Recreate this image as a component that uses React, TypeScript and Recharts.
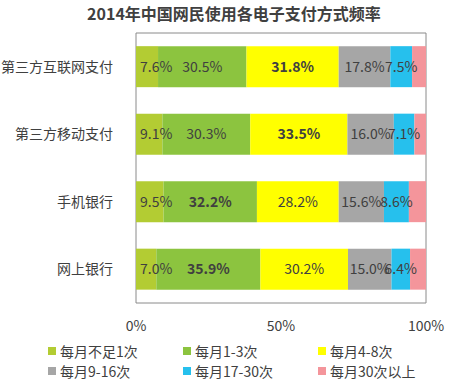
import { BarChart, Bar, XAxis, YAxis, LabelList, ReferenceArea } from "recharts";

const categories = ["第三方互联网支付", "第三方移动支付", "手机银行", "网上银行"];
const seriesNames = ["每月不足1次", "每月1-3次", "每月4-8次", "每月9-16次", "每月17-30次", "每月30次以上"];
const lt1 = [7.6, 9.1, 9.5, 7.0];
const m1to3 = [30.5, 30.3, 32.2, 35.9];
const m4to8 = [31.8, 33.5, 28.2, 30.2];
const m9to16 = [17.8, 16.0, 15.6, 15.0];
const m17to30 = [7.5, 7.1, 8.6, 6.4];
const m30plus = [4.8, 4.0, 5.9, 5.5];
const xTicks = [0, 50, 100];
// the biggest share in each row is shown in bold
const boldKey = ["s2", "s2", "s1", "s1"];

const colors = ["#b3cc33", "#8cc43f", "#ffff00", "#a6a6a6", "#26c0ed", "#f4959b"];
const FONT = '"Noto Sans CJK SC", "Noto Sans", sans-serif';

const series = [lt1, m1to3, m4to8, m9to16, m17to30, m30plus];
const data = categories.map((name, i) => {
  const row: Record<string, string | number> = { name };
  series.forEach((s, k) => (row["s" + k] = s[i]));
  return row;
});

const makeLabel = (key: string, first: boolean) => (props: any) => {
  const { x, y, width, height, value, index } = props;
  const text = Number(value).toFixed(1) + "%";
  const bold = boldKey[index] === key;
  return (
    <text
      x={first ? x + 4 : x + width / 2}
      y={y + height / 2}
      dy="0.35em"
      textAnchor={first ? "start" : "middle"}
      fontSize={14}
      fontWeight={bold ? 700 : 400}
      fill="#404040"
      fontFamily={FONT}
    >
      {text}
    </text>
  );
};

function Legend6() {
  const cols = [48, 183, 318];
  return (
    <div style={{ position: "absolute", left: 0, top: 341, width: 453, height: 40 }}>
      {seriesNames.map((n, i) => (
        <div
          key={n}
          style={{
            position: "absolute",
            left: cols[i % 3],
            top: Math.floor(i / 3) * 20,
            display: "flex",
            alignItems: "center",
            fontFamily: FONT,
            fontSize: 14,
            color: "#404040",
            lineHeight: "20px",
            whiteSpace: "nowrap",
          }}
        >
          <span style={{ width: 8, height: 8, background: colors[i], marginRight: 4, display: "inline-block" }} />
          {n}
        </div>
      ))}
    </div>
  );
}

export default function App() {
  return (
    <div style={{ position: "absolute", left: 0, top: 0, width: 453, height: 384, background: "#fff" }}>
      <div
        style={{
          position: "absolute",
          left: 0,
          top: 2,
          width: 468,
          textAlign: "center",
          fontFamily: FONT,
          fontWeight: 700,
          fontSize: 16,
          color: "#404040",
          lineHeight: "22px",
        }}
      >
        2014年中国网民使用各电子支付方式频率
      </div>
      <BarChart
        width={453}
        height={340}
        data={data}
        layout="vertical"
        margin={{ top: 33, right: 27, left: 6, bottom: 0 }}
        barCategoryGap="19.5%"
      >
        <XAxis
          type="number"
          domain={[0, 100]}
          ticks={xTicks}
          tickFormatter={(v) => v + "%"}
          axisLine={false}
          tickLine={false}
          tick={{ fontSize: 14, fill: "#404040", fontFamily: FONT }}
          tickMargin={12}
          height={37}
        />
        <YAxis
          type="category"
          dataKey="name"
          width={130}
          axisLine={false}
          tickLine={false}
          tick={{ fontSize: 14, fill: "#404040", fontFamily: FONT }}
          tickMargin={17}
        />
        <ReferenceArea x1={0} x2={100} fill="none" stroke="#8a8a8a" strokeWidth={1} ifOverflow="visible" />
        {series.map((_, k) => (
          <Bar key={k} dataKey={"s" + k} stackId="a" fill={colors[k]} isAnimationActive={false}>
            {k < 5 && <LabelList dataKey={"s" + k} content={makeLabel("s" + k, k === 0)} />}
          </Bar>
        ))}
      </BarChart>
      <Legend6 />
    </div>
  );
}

> _Given instruction_:
Go from the first line of the data above to the line containing "YAxis, LabelList, ReferenceArea" and retype exactly those lines, both included, but none of the pictures.

> _Exercise answer_:
Recreate this image as a component that uses React, TypeScript and Recharts.
import { BarChart, Bar, XAxis, YAxis, LabelList, ReferenceArea } from "recharts";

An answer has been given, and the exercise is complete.